Good Resilience vs Bad Resilience – ON PRODUCT MANAGEMENT

Pretty much everyone agrees that resilience is good, especially in software. When one of a million external dependencies fails you don’t want your software falling over like a poorly designed tower.

So how could resilience possibly be bad? Resilience goes bad when an application gracefully – and silently – handles an error even though the error was really, really bad. (One of these examples came up at work today but I won’t say which one). And apologies to Jeff Lash.

Good Resilience: Your application is flexible enough to let users install it on machines that don’t exactly meet the minimum resource requirements. After all, let’s not be picky.

Bad Resilience: Your application is willing to let users install it on a machine that will run so poorly that it will make the application look bad. Users might say “Does it really need two gigabytes of memory? Really?” but if the application is using some sort of SQL-based database storage, yeah, it probably does. And when it runs like a dog? It’s your company’s fault.

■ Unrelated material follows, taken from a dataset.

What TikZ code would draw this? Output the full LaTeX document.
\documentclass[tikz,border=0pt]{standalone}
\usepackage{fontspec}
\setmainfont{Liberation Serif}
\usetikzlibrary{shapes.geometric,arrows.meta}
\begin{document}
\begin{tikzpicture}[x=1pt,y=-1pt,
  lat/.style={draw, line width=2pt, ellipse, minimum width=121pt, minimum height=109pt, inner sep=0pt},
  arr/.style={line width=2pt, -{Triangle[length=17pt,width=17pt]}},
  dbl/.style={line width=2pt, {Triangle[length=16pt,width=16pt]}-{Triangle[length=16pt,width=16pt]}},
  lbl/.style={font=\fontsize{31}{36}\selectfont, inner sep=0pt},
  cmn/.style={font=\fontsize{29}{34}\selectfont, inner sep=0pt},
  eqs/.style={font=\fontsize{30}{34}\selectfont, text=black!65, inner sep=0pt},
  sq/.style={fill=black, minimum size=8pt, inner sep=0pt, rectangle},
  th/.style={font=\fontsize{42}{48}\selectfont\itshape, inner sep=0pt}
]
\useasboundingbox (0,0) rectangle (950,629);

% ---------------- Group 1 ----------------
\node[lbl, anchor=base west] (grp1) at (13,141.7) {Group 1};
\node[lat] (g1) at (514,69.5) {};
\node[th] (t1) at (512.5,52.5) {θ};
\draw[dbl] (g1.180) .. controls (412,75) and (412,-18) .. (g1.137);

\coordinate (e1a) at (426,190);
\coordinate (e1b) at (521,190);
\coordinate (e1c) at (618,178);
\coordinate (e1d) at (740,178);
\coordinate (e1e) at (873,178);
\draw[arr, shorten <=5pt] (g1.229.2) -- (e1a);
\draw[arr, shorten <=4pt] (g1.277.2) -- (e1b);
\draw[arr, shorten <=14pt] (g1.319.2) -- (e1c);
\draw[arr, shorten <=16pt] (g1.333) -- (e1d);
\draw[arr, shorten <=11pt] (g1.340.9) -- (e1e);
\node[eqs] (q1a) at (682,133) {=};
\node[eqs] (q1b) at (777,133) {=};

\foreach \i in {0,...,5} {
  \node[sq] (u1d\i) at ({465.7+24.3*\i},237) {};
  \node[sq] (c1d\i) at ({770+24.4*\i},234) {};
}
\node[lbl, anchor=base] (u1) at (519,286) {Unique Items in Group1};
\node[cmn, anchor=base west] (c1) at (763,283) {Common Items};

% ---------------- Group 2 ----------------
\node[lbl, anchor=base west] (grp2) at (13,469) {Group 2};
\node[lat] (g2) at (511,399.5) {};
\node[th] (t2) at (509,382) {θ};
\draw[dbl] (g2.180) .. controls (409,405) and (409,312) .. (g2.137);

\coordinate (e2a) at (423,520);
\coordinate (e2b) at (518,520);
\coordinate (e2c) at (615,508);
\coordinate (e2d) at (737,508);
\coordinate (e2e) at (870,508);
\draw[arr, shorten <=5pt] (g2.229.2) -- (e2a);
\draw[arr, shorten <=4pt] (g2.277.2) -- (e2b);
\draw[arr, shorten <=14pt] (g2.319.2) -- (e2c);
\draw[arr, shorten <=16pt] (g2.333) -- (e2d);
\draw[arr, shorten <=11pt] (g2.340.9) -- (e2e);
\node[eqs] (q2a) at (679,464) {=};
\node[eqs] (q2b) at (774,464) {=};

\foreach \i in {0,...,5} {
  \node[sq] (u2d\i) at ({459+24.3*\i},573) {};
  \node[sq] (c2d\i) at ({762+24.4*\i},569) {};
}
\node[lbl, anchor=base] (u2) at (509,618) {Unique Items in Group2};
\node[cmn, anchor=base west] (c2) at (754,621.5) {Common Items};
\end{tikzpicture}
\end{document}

Good Resilience: Your application doesn’t scream and crash when a file it expects to find isn’t present. Yay for not crashing.

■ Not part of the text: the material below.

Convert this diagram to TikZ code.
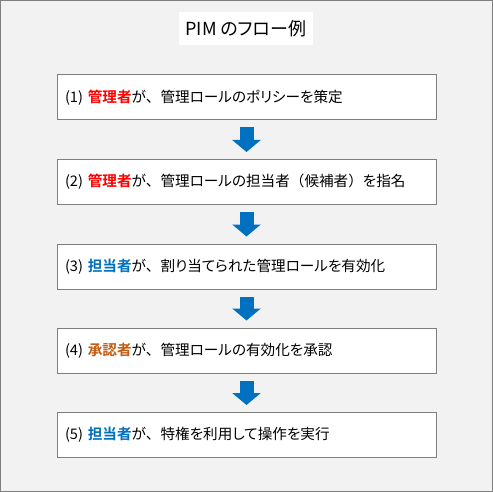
\documentclass[tikz,border=0pt]{standalone}
\usepackage{fontspec}
\setmainfont{Noto Sans CJK JP}[BoldFont=Noto Sans CJK JP Bold, RawFeature=+palt]
\newfontfamily\cjkfull{Noto Sans CJK JP}
\usetikzlibrary{arrows.meta}
\definecolor{bggray}{HTML}{F2F2F2}
\definecolor{framegray}{HTML}{7F7F7F}
\definecolor{arrowblue}{HTML}{0070C0}
\definecolor{roleblue}{HTML}{0070C0}
\definecolor{rolebrown}{HTML}{C55A11}
\definecolor{rolered}{HTML}{FF0000}
\tikzset{
  stepbox/.style={draw=framegray, line width=1pt, fill=white, minimum width=379pt, minimum height=45pt,
    text width=363pt, align=left, inner xsep=8pt, font=\fontsize{14.6pt}{17pt}\selectfont},
  titlebox/.style={fill=white, minimum width=134pt, minimum height=33pt, inner sep=0pt,
    font=\fontsize{18pt}{20pt}\selectfont},
  flowarrow/.style={arrowblue, line width=14pt, -{Triangle[width=28pt,length=12pt]},
    shorten <=7pt, shorten >=7pt}
}
\newcommand{\roleR}[1]{\textcolor{rolered}{\textbf{#1}}}
\newcommand{\roleB}[1]{\textcolor{roleblue}{\textbf{#1}}}
\newcommand{\roleO}[1]{\textcolor{rolebrown}{\textbf{#1}}}
\newcommand{\fw}[1]{{\cjkfull #1}}
\begin{document}
\begin{tikzpicture}[x=1pt,y=-1pt]
\useasboundingbox (0,0) rectangle (493,492);
\draw[fill=bggray, draw=framegray, line width=1.2pt] (0.6,0.6) rectangle (492.4,491.4);
\node[titlebox] (title) at (246,28.5) {PIM のフロー例};
\node[stepbox] (s1) at (246.5,97.5) {(1) \roleR{管理者}が\fw{、}管理ロールのポリシーを策定};
\node[stepbox] (s2) at (246.5,182) {(2) \roleR{管理者}が\fw{、}管理ロールの担当者\fw{（}候補者\fw{）}を指名};
\node[stepbox] (s3) at (246.5,266.5) {(3) \roleB{担当者}が\fw{、}割り当てられた管理ロールを有効化};
\node[stepbox] (s4) at (246.5,350.5) {(4) \roleO{承認者}が\fw{、}管理ロールの有効化を承認};
\node[stepbox] (s5) at (246.5,435) {(5) \roleB{担当者}が\fw{、}特権を利用して操作を実行};
\draw[flowarrow] (s1.south) -- (s2.north);
\draw[flowarrow] (s2.south) -- (s3.north);
\draw[flowarrow] (s3.south) -- (s4.north);
\draw[flowarrow] (s4.south) -- (s5.north);
\end{tikzpicture}
\end{document}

Bad Resilience: When an expected file is missing, your application merrily continues along and provides the user with the wrong results. Like the previous example, the application is a bit too resilient.

Good Resilience: The application lets any user run it.

Bad Resilience: The application doesn’t check to see if the user has sufficient privilege to carry out the operation and indicates that something is missing when, in fact, it’s only missing because the user can’t access it. Windows apps may not care about this much, but for those “UNIX-Enterprise” apps, this can be a real headache.

Most of the time requirements capture what happens when all the stars align and everything works correctly. But spend some time with your pre- or post-sales field staff and it quickly becomes apparent that requirements also have to describe what should happen in bad situations that can be reliably predicted (or, more realistically, how the next version should handle the situations that have the field people pulling their hair out).